Dito o que, o contador da história afasta-se.

Pergunta à moça sobre a história que acabara de ouvir;

“Verdade?”

A moça não responde logo. Depois diz que muita gente acredita nela embora outros digam que o francês era mesmo um contrabandista de armas e do ouro que vinha secretamente das Minas Gerais.

Não está disposto a verificar arquivos ou pedir mais opiniões sobre isso. 

A tarde continua a brilhar sobre o mar de aço, indiferente a essas histórias inventadas ou não. Agora é mais interessante olhar os tais banhistas que, adquirindo mais intimidade com o salso elemento, espadanam água por todo o lado como fazem todos os neófitos de mar no primeiro contacto ritual com a pátria comum.

No entanto, o que eles ainda não sabem é que estão numa faixa de litoral com ingredientes secretos e conhecidos apenas de iniciados. Vamos deixá-los e seguir ao encontro dos privilégios, razão principal de nossa viagem até ali porque nós sabemos.  

“Ainda é lá mesmo. Segue a rua do Centro, vira à direita e chegou...”

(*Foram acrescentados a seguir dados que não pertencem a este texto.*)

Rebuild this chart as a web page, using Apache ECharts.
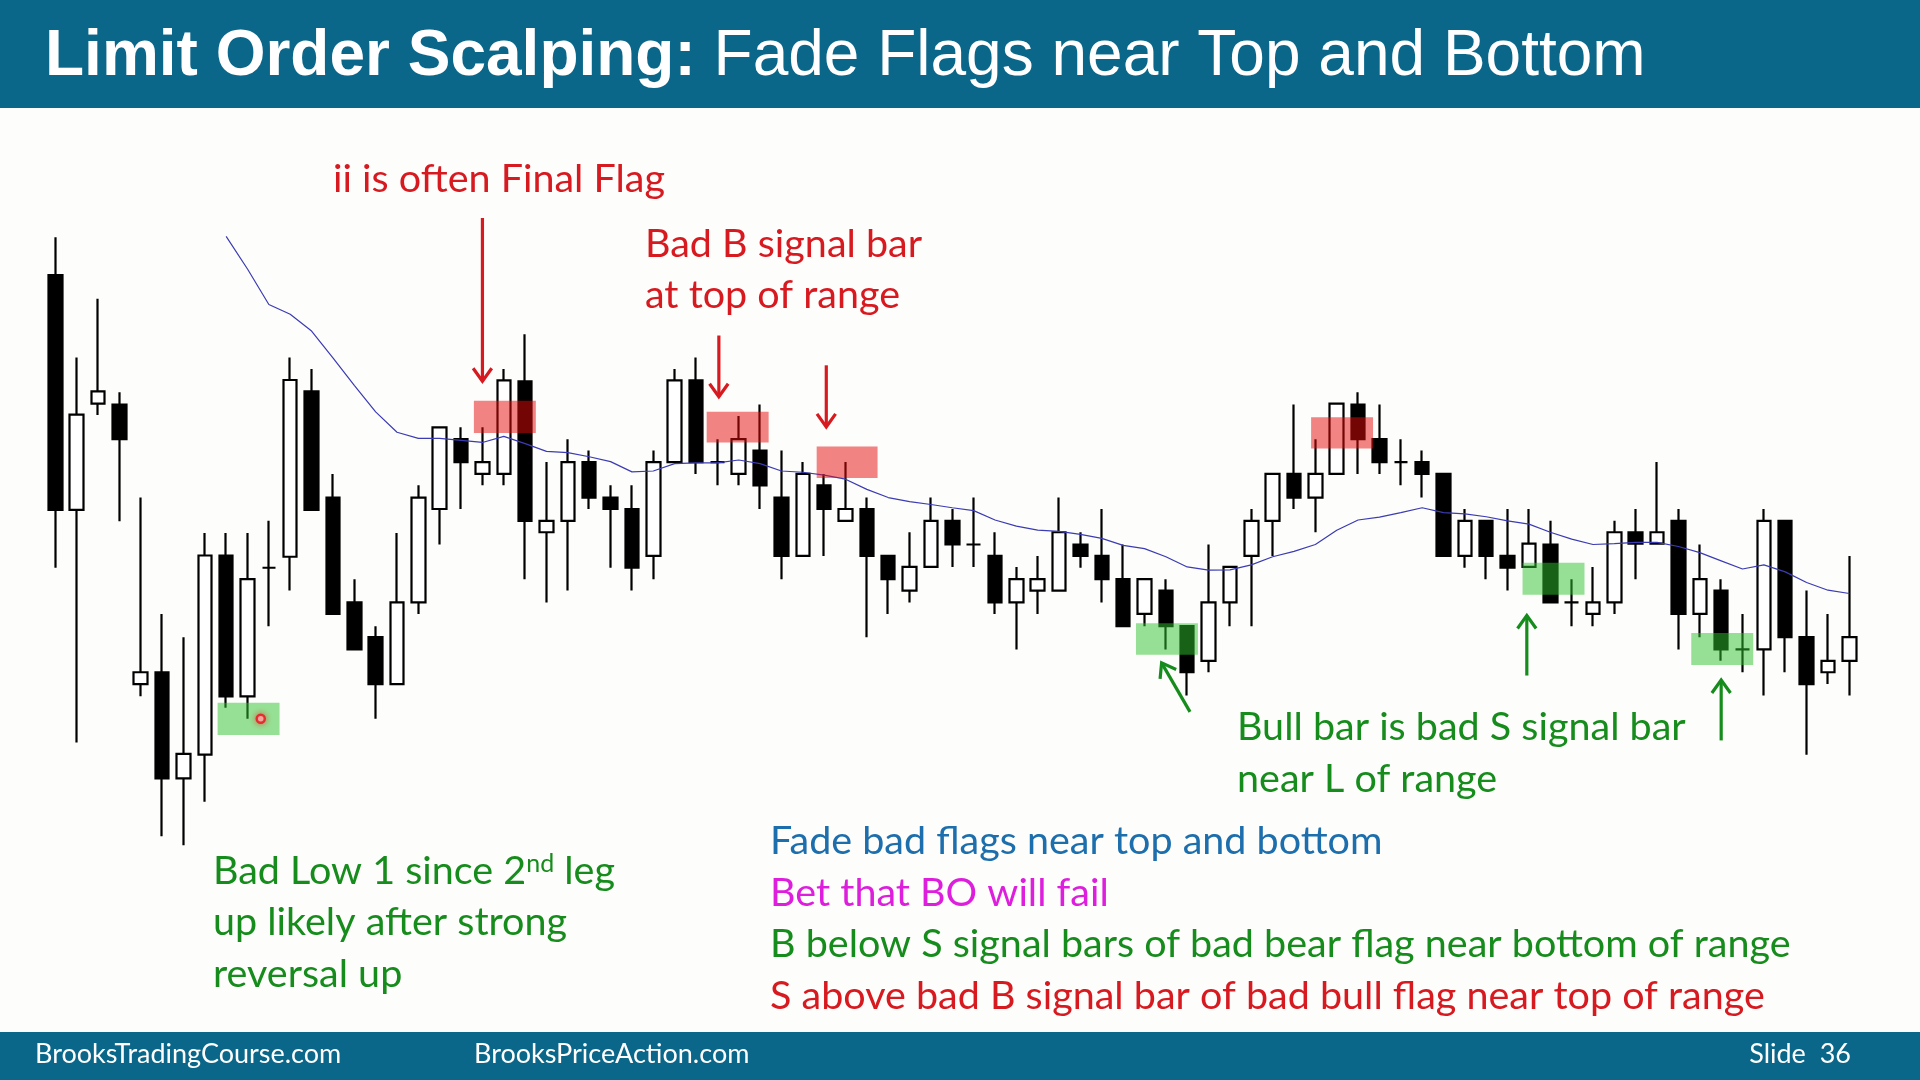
<!DOCTYPE html>
<html>
<head>
<meta charset="utf-8">
<script src="https://cdn.jsdelivr.net/npm/echarts@6/dist/echarts.min.js"></script>
<style>
html,body{margin:0;padding:0;background:#fdfdfb;}
#chart{width:1920px;height:1080px;}
</style>
</head>
<body>
<div id="chart"></div>
<script>
// ---- Data ----
const openP  = [146.5,89,115,114.8,46.3,49.2,23.2,29,77.8,43.3,
  74.8,77.5,118,92,66.3,57.8,46.3,66.3,89.2,106.3,
  97.8,97.8,120.5,83.5,86.3,100.7,92,89.2,77.7,100.7,
  120.7,100.7,97.8,103.5,92,77.7,95,86.3,89.2,77.7,
  69.2,75,86.3,80.5,77.7,66.3,69.2,69.2,80.5,77.7,
  72,63.5,69.2,60.5,52,66.3,77.7,86.3,97.8,92,
  97.8,114.8,106.3,100.7,100.7,97.8,77.7,86.3,77.7,75,
  80.5,66.3,63.5,66.3,83.5,80.7,86.3,63.5,69.2,54.8,
  54.8,86.3,57.8,49.2,52];
const closeP = [89,112.3,118,106.3,49.2,23.2,29.2,77.8,43.3,72,
  74.8,120.8,89,63.5,54.8,46.3,66.3,92,109.2,100.7,
  100.7,120.7,86.3,86.3,100.7,92,89.2,74.8,100.7,120.7,
  100.7,100.7,106.3,95,77.7,97.8,89.2,89.2,77.7,72,
  75,86.3,80.5,80.5,66.3,72,72,83.5,77.7,72,
  60.5,72,60.5,49.2,66.3,75,86.3,97.8,92,97.8,
  115,106.3,100.7,100.7,97.8,77.7,86.3,77.7,74.8,80.7,
  66.3,66.3,66.3,83.5,80.7,83.5,63.5,72,54.8,54.8,
  86.3,57.8,46.3,52,57.8];
const lowP   = [74.8,32,112.2,86.2,43.3,9,6.8,17.5,40.5,37.8,
  60.5,69.2,89,63.5,54.8,37.8,46.3,63.5,80.5,89.2,
  95,95,72,66.3,69.2,89.2,74.8,69.2,72,100.7,
  97.8,95,95,89.2,72,77.7,77.7,86.3,57.8,63.5,
  66.3,75,75,75,63.5,54.8,63.5,69.2,74.8,66.3,
  60.5,60.5,54.8,43.5,49.2,60.5,60.5,77.7,89.2,83.5,
  97.8,97.8,97.8,95,92,77.7,74.8,72,69.2,75,
  66.3,60.5,60.5,63.5,72,80.7,54.8,57.8,52,49.2,
  43.5,49.2,29,46.3,43.5];
const highP  = [155.8,126.3,140.7,117.8,92,63.5,57.8,83.3,83.3,83.3,
  86.3,126.3,123.5,97.8,72,60.5,83.3,95,109.2,109.2,
  109.2,123.5,132,100.7,106.3,103.5,95,95,103.5,123.5,
  126.3,106.3,112,114.8,103.5,100.7,97.8,100.7,92,77.7,
  83.5,92,89.2,92,83.5,75,77.7,92,83.5,89.2,
  80.5,72,72,60.5,80.5,75,89.2,97.8,114.8,106.3,
  115,117.8,114.8,106.3,103.5,97.8,89.2,86.3,89.2,89.2,
  86.3,72,75,86.3,89.2,100.7,89.2,80.5,72,63.5,
  89.2,86.3,69.2,63.5,77.7];
const maLine = [null,null,null,null,null,null,null,null,
  156,148,139.3,136.9,132.8,126.2,119.5,113,108,106.5,106.5,106,105.5,107,105.2,103.3,103,102,100.8,98.3,98.5,100.3,
  100.5,100.5,101.2,100.3,98.5,98.2,97.5,96.5,94,92,91,90.3,89.5,88.8,86.5,85,84,83.7,83,82,
  80.3,79.5,77.5,75,74.2,74.3,75.5,77.5,78.8,80.5,84,86.5,87.2,88.3,89.5,88.3,88,87.3,86.3,85.5,
  83.5,81.8,80.5,80.7,81,81,80,78.5,76.5,74.5,75.5,73.8,71.2,69.3,68.5];
const barLabels = openP.map((_, i) => String(i + 1));
// shaded zones: [fromBar, toBar, low, high, kind]
const zones = [
  [7.6, 10.5, 33.8, 41.7, 'g'],
  [19.6, 22.5, 107.8, 115.7, 'r'],
  [30.5, 33.4, 105.5, 113, 'r'],
  [35.65, 38.5, 96.8, 104.5, 'r'],
  [50.6, 53.5, 53.5, 61.2, 'g'],
  [58.8, 61.7, 104, 111.7, 'r'],
  [68.7, 71.6, 68.2, 76, 'g'],
  [76.6, 79.5, 51, 58.8, 'g']
];
// arrows: [tailBar, tailPrice, tipBar, tipPrice, kind]
const arrows = [
  [20.0, 160.5, 20.0, 120.5, 'r'],
  [31.07, 131.7, 31.07, 116.7, 'r'],
  [36.1, 124.4, 36.1, 109.3, 'r'],
  [53.13, 39.5, 51.8, 51.5, 'g'],
  [68.9, 48.4, 68.9, 63.1, 'g'],
  [78.0, 32.5, 78.0, 47.3, 'g']
];
const cursorDot = [[9.62, 37.8]];

// ---- Styles ----
const RED = '#d71a20', GREEN = '#168c1c', BLUE = '#1d6ead', MAG = '#dd1fdd', HEAD = '#0a6789';
const TF = 'Lato';
const TS = 39.5;

const chart = echarts.init(document.getElementById('chart'), null, {renderer: 'canvas'});
const candleData = openP.map((o, i) => [o, closeP[i], lowP[i], highP[i]]);
const kindIdx = k => (k === 'r' ? 0 : 1);

function txt(x, y, s, color, extra) {
  return Object.assign({
    type: 'text', x: x, y: y, z: 50,
    style: {text: s, fill: color, font: TS + 'px ' + TF, verticalAlign: 'middle', align: 'left'}
  }, extra || {});
}

const option = {
  backgroundColor: '#fdfdfb',
  animation: false,
  grid: {left: 44.6, top: 220, width: 1815.4, height: 653.07, containLabel: false},
  xAxis: [
    {type: 'category', data: barLabels, boundaryGap: true, show: false},
    {type: 'value', min: -0.5, max: 84.5, show: false}
  ],
  yAxis: [{type: 'value', min: 0, max: 160, show: false}],
  series: [
    {
      type: 'candlestick', xAxisIndex: 0, yAxisIndex: 0, data: candleData, barWidth: 14, z: 3,
      itemStyle: {color: '#ffffff', color0: '#000000', borderColor: '#000000', borderColor0: '#000000', borderColorDoji: '#000000', borderWidth: 2.2}
    },
    {
      type: 'line', xAxisIndex: 0, yAxisIndex: 0, data: maLine, symbol: 'none', z: 4,
      lineStyle: {color: '#3b3bb3', width: 1.2}
    },
    {
      type: 'custom', xAxisIndex: 1, yAxisIndex: 0, z: 6,
      data: zones.map(z => [z[0], z[1], z[2], z[3], kindIdx(z[4])]),
      renderItem: function (params, api) {
        const a = api.coord([api.value(0), api.value(3)]);
        const b = api.coord([api.value(1), api.value(2)]);
        return {
          type: 'rect',
          shape: {x: a[0], y: a[1], width: b[0] - a[0], height: b[1] - a[1]},
          style: {fill: api.value(4) === 0 ? 'rgba(230,10,10,0.5)' : 'rgba(45,195,45,0.5)'}
        };
      }
    },
    {
      type: 'custom', xAxisIndex: 1, yAxisIndex: 0, z: 7,
      data: arrows.map(a => [a[0], a[1], a[2], a[3], kindIdx(a[4])]),
      renderItem: function (params, api) {
        const t = api.coord([api.value(0), api.value(1)]);
        const h = api.coord([api.value(2), api.value(3)]);
        const col = api.value(4) === 0 ? RED : GREEN;
        const dx = h[0] - t[0], dy = h[1] - t[1];
        const len = Math.sqrt(dx * dx + dy * dy);
        const ux = dx / len, uy = dy / len;
        const L = 16, ang = 0.62;
        const c = Math.cos(ang), s = Math.sin(ang);
        const l1 = [h[0] - L * (ux * c - uy * s), h[1] - L * (uy * c + ux * s)];
        const l2 = [h[0] - L * (ux * c + uy * s), h[1] - L * (uy * c - ux * s)];
        return {
          type: 'group',
          children: [
            {type: 'line', shape: {x1: t[0], y1: t[1], x2: h[0], y2: h[1]}, style: {stroke: col, lineWidth: 3.2}},
            {type: 'polyline', shape: {points: [l1, h, l2]}, style: {stroke: col, lineWidth: 3.2, fill: null, lineJoin: 'miter'}}
          ]
        };
      }
    },
    {
      type: 'scatter', xAxisIndex: 1, yAxisIndex: 0, z: 8, data: cursorDot, symbolSize: 8,
      itemStyle: {color: '#ffd8d8', borderColor: '#e8101a', borderWidth: 2.5, shadowBlur: 6, shadowColor: 'rgba(255,0,0,0.6)'}
    }
  ],
  graphic: [
    {type: 'rect', shape: {x: 0, y: 0, width: 1920, height: 108}, style: {fill: HEAD}, z: 1},
    {type: 'rect', shape: {x: 0, y: 1032, width: 1920, height: 48}, style: {fill: HEAD}, z: 1},
    {
      type: 'text', x: 45, y: 57, z: 50,
      style: {
        text: '{b|Limit Order Scalping:}{n| Fade Flags near Top and Bottom}',
        verticalAlign: 'middle', align: 'left',
        rich: {
          b: {fill: '#ffffff', fontSize: 64, fontWeight: 'bold', fontFamily: 'Liberation Sans'},
          n: {fill: '#ffffff', fontSize: 64, fontWeight: 'normal', fontFamily: 'Liberation Sans'}
        }
      }
    },
    {type: 'text', x: 35, y: 1054, z: 50, style: {text: 'BrooksTradingCourse.com', fill: '#ffffff', font: '27px ' + TF, verticalAlign: 'middle'}},
    {type: 'text', x: 474, y: 1054, z: 50, style: {text: 'BrooksPriceAction.com', fill: '#ffffff', font: '27px ' + TF, verticalAlign: 'middle'}},
    {type: 'text', x: 1851, y: 1054, z: 50, style: {text: 'Slide  36', fill: '#ffffff', font: '27px ' + TF, verticalAlign: 'middle', align: 'right'}},
    txt(333, 179, 'ii is often Final Flag', RED),
    txt(645, 244, 'Bad B signal bar', RED),
    txt(645, 295, 'at top of range', RED),
    txt(1237, 727, 'Bull bar is bad S signal bar', GREEN),
    txt(1237, 779, 'near L of range', GREEN),
    {
      type: 'text', x: 213, y: 871, z: 50,
      style: {
        text: '{a|Bad Low 1 since 2}{s|nd}{a| leg}', verticalAlign: 'middle', align: 'left',
        rich: {
          a: {fill: GREEN, fontSize: TS, fontFamily: TF},
          s: {fill: GREEN, fontSize: 25, fontFamily: TF, verticalAlign: 'top'}
        }
      }
    },
    txt(213, 922, 'up likely after strong', GREEN),
    txt(213, 974, 'reversal up', GREEN),
    txt(770, 841, 'Fade bad flags near top and bottom', BLUE),
    txt(770, 893, 'Bet that BO will fail', MAG),
    txt(770, 944, 'B below S signal bars of bad bear flag near bottom of range', GREEN),
    txt(770, 996, 'S above bad B signal bar of bad bull flag near top of range', RED)
  ]
};
chart.setOption(option);
</script>
</body>
</html>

Parece que tiraram da parede o grande painel com a figura de Netuno porque estava dando confusão, ciumeiras. Mas nem precisou muito tempo para percebermos que o velho deus do mar ainda protegia os seus afilhados travestidos de pescadores. Quase escondidos atrás de montanhas de camarões, lagostas e peixes de infinita diversidade, os pescadores nos ofereciam as dádivas do mar.

Uma quantidade de prendas vindas do oceano que só dava credibilidade ao pescador sentado num tronco cortado de árvore:

“Passei o anzol e de uma vez só pesquei três.”

Mentira de pescador? Em qualquer outro lugar, sem dúvida. Ali, apenas uma prova dos privilégios distribuídos a mancheias por quem se deixou enfeitiçar por este pedaço de litoral. Ninguém menos que o generoso Netuno.

Ave!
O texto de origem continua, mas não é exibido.